Fluor to unveil new project awards soon
HOUSTON |
HOUSTON (Reuters) - Fluor Corp (FLR.N) clients are still willing to invest despite the downturn, and the engineering and construction company will make some significant project announcements soon, a top executive said on Thursday.
"We see many of the oil and gas guys and petrochemical guys continuing to spend regardless of the current circumstances," David Seaton, Fluor's senior group president for energy and chemicals, power and government, told the Reuters Global Energy Summit in Houston.
Fluor, the largest publicly traded U.S. company in its sector, had spoken in February of two "very significant" projects timed for the second quarter, and Seaton said they were on track.
"We've heard on them, and we're confident that there will be some positive news coming out -- still in Q2," he said.
The executive, who has responsibility for about two-thirds of the company's line-up of projects, also said Fluor could still meet its goal of ending 2009 with its backlog broadly steady at about $30 billion.
"Right now we've seen such a lull that our new award revenues are much more lumpy than they've been over the last three or four years, and a little less predictable," Seaton said. "There's certainly an opportunity that we'll finish the year with a '3' in front of it, and if not, it's not going to be far from it."
That's despite the March cancellation of a planned refinery in Kuwait, trimming $2.1 billion from Fluor's backlog, in a decision Seaton called politically motivated.
"Fact of the matter is that the Kuwaitis are in a position that if they don't do the fourth refinery, they don't have the motor fuels to keep them a net exporter," said the executive, who has extensive experience of the region. "I think politics has got in the way of good solid economic growth of a very important country in the Middle East."
Fluor, through the Irving, Texas company's new renewable group, could use its balance sheet strength to support early-phase projects, as it did with Britain's Greater Gabbard Offshore Windfarm, though that was as far as its funding would go.
"We're not going to get into the position where our equity puts us in a long-term ownership position in anything, really, because that's just not what we do," Seaton said.
He also wanted to see nuclear, as well as coal, on the U.S. energy "menu" along with natural gas and renewable power sources, because the latter alone would not provide enough power to sustain U.S. economic growth.
Seaton said fear that a U.S. nuclear power renaissance will trigger a repeat of delay and skyrocketing costs seen during 1970s-era construction are unfounded.
Many of those problems were created by aggressive budgets and construction timetables, he said. "In the '60s and '70s we had a learning curve about quality control," Seaton said.

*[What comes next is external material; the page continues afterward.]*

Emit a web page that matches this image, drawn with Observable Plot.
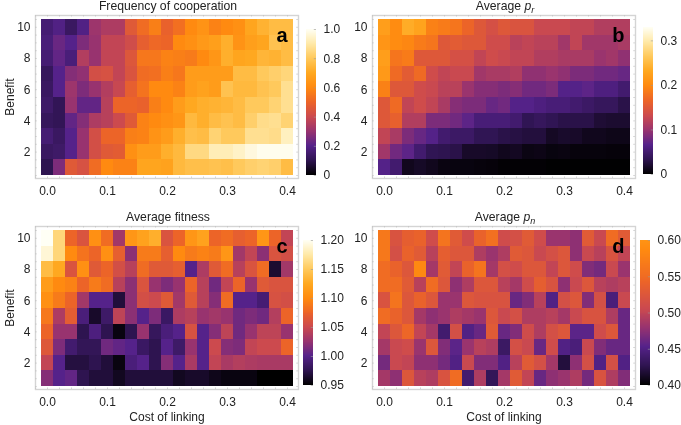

"Today, we have those lessons learned and I would like to think we'll have a different outcome," Seaton said.
The United States is slightly handicapped due to Europe's lead in use of nuclear power and clean fuel, he said.
"But the U.S. has an interesting ability to catch up quickly when our minds are made up to do something," he said. On nuclear, Seaton said, "I'm not sure we have our minds made up."